Exhausted by tramping for hours in the sun and rain, a vanguard group of around a thousand Hondurans took refuge Wednesday in a church-sponsored shelter in the centre of the Guatemalan capital.

“This is the beginning of an avalanche that is coming, because we can no longer endure so much violence,” said Denis Contreras, who fled Honduras with his sister and two nieces.

Mr Contreras, wearing the red shirt of the Honduran national soccer team, said there’s no going back to his Central American country he says is strangled by poverty and violence. Leaving the country “is already frowned upon” by Honduras’ gangs and returning would be a death sentence, he said.

Their objective now is to regain strength and press on towards the border with Mexico.
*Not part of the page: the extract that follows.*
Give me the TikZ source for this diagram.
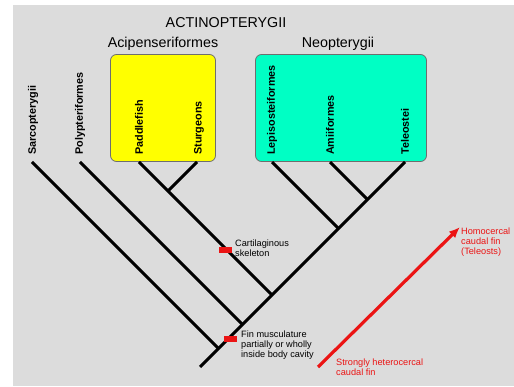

A second group moved across the border into Guatemala on Monday afternoon and have reached the city of Esquipulas.

The caravan of more than 2,000 migrants left last Saturday from the northern Honduran city of San Pedro Sula after organising themselves on social media.

On Monday, a large contingent of police on the Guatemalan border tried to turn them back, but after an hours-long standoff, the marchers prevailed and managed to reach Esquipulas. They moved on in smaller groups to Guatemala City.

Maria Ramos said she decided to join the march north after seeing the caravan pass by her village of Ocotepeque on the Guatemalan border.

“When we saw them go by, we decided to leave as well,” said the Honduran woman. Her family was barely surviving on maize and beans in the arid border region, she said.

Meanwhile, the Honduran Observatory of Human Rights expressed “serious concern” over the detention of journalist and migrants’ rights defender Bartolo Fuentes on the Guatemalan border as he accompanied the caravan.

Guatemalan president Jimmy Morales told reporters his country was working with humanitarian organisations to provide food and shelter for the migrants.

But he said the “unregistered massive influx” was putting “people and countries at risk.”

“We cannot ensure that everyone has Honduran nationality or origin, nor that they have the destination they claim to have.”

Many are at risk from human traffickers, he said.

Mr Morales said he discussed the crisis with Honduran counterpart Juan Orlando Hernandez and US vice president Mike Pence.

In a makeshift dormitory at the shelter’s gymnasium, Maria Ramos, 43, ate breakfast cereal with her 15-year-old daughter before leaving for a bus terminal to travel to the border with Mexico.

They plan to reach the Mexican state of Chiapas, whose governor Manuel Velasco said he would welcome migrants despite a federal government warning that undocumented migrants would be stopped at the border.

The migrants’ dream is to get asylum in the US, work and help their relatives who stayed behind, said Sairi Bueso, 24, pushing her two-year old daughter in a pram.

With a homicide rate of 43 per 100,000 inhabitants, Honduras is considered one of the world’s most violent countries, mainly due to gangs and drug trafficking, a situation largely mirrored in neighbouring Guatemala and El Salvador.

In addition, 68 percent of Honduras’ nine million population live in poverty, according to the UN.